On the conjugacy of nilpotent elements in the classical Lie algebras in relation to their representations (Q1089431)

Let \(G\) be an algebraic group over an algebraically closed field \(K\), and \({\mathfrak g}\) the Lie algebra of \(G\). Let \((\sigma,V)\) be a finite dimensional rational representation of \(G\) or also the corresponding representation of \({\mathfrak g}\). The author investigates the following problems. (I) For nilpotent elements \(X, X'\), if \(X\) and \(X'\) are conjugate under the adjoint group \(\mathrm{Ad}(G)\), then are \(\sigma(X)\) and \(\sigma(X')\) conjugate under \(\mathrm{GL}(V)\) ? (II) Find all the conjugacy classes which are glued up in \(\sigma\)-conjugacy.

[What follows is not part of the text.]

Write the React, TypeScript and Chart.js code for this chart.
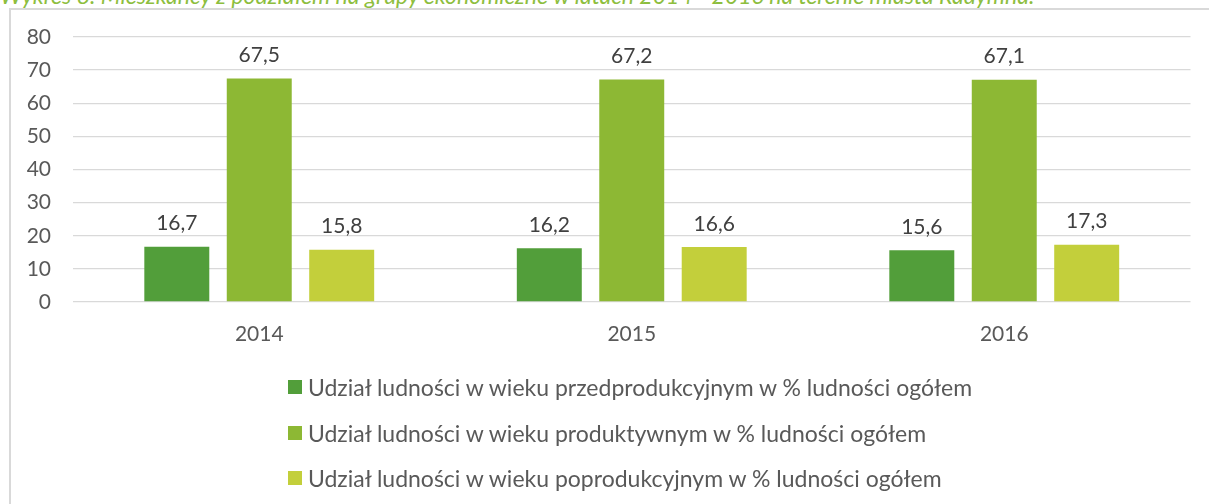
import React, { useEffect, useRef } from "react";
import { Chart, registerables } from "chart.js";

Chart.register(...registerables);

const titleText =
  "Wykres 8. Mieszkańcy z podziałem na grupy ekonomiczne w latach 2014 - 2016 na terenie miasta Radymna.";
const categories = ["2014", "2015", "2016"];
const seriesNames = [
  "Udział ludności w wieku przedprodukcyjnym w % ludności ogółem",
  "Udział ludności w wieku produktywnym w % ludności ogółem",
  "Udział ludności w wieku poprodukcyjnym w % ludności ogółem",
];
const preProductive = [16.7, 16.2, 15.6];
const productive = [67.5, 67.2, 67.1];
const postProductive = [15.8, 16.6, 17.3];
const seriesColors = ["#529E3A", "#8DB834", "#C3CF3B"];
const yTicks = [0, 10, 20, 30, 40, 50, 60, 70, 80];

const FONT = "Lato, 'Open Sans', sans-serif";

const valueLabels = {
  id: "valueLabels",
  afterDatasetsDraw(chart: any) {
    const ctx = chart.ctx;
    ctx.save();
    ctx.font = `21px ${FONT}`;
    ctx.fillStyle = "#404040";
    ctx.textAlign = "center";
    ctx.textBaseline = "middle";
    chart.data.datasets.forEach((ds: any, i: number) => {
      const meta = chart.getDatasetMeta(i);
      meta.data.forEach((el: any, j: number) => {
        const v = ds.data[j];
        ctx.fillText(String(v.toFixed(1)).replace(".", ","), el.x, el.y - 23);
      });
    });
    ctx.restore();
  },
};

export default function App() {
  const ref = useRef<HTMLCanvasElement>(null);
  useEffect(() => {
    if (!ref.current) return;
    const values = [preProductive, productive, postProductive];
    const chart = new Chart(ref.current, {
      type: "bar",
      data: {
        labels: categories,
        datasets: values.map((d, i) => ({
          label: seriesNames[i],
          data: d,
          backgroundColor: seriesColors[i],
          borderWidth: 0,
          categoryPercentage: 0.664,
          barPercentage: 0.788,
        })),
      },
      options: {
        animation: false,
        responsive: false,
        maintainAspectRatio: false,
        devicePixelRatio: 1,
        layout: { padding: { left: 0, top: 37, right: 18.5, bottom: 142 } },
        plugins: { legend: { display: false }, tooltip: { enabled: false }, title: { display: false } },
        scales: {
          x: {
            grid: { display: false, drawTicks: false },
            border: { display: false },
            ticks: { color: "#595959", font: { family: FONT, size: 21 }, padding: 20 },
            afterFit: (s: any) => {
              s.height = 60;
            },
          },
          y: {
            min: 0,
            max: 80,
            afterBuildTicks: (s: any) => {
              s.ticks = yTicks.map((v) => ({ value: v }));
            },
            grid: { color: "#D9D9D9", lineWidth: 1.3, drawTicks: false },
            border: { display: false },
            ticks: { color: "#595959", font: { family: FONT, size: 21 }, padding: 22 },
            afterFit: (s: any) => {
              s.width = 73;
            },
          },
        },
      },
      plugins: [valueLabels],
    });
    return () => chart.destroy();
  }, []);

  return (
    <div style={{ position: "fixed", left: 0, top: 0, width: 1209, height: 504, background: "#fff", overflow: "hidden" }}>
      <div
        style={{
          position: "absolute",
          left: 9,
          top: 8,
          width: 1220,
          height: 520,
          borderLeft: "2px solid #D9D9D9",
          borderTop: "2px solid #D9D9D9",
        }}
      />
      <div
        style={{
          position: "absolute",
          left: 0,
          top: -16,
          fontFamily: FONT,
          fontStyle: "italic",
          fontSize: 23,
          lineHeight: "23px",
          color: "#8DBE3E",
          whiteSpace: "nowrap",
        }}
      >
        {titleText}
      </div>
      <canvas ref={ref} width={1209} height={504} style={{ position: "absolute", left: 0, top: 0, width: 1209, height: 504 }} />
      {seriesNames.map((name, i) => (
        <div
          key={name}
          style={{
            position: "absolute",
            left: 288,
            top: 387 + i * 45.5 - 15,
            height: 30,
            display: "flex",
            alignItems: "center",
            fontFamily: FONT,
            fontSize: 23,
            color: "#595959",
            whiteSpace: "nowrap",
          }}
        >
          <span style={{ display: "inline-block", width: 14, height: 14, background: seriesColors[i], marginRight: 6, flexShrink: 0 }} />
          <span>{name}</span>
        </div>
      ))}
    </div>
  );
}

For simple Lie algebras of types \(E_ 6\), \(E_ 7\), \(E_ 8\), \textit{T. Hirai} announced the affirmative answer to (I) with \(\sigma\) the adjoint representation when the characteristic of \(K\) is good for \({\mathfrak g}\) [Proc. Japan Acad., Ser. A 60, 225--228 (1984; Zbl 0583.17006)]. The author shows that for classical groups \(G=\mathrm{GL}_ n(K)\), \(\mathrm{Sp}_ n(K)\), \(O_ n(K)\), if \(G\) is not \(O_{2^{2r+1}}(K)\) \((r=1,2,...)\), then (I) holds for the adjoint representation, and there exists a counter-example for \(O_{2^{2r+1}}(K)\) when \(r\geq 1\) except \(r=2,4.\) As for the problem (II), when \(G=O_ n(K)\) and \(\sigma\) is the adjoint representation, the author reduces the problem to looking for certain polynomials, and giving explicit examples of such polynomials, the author approaches to the problem yet without completely solving it.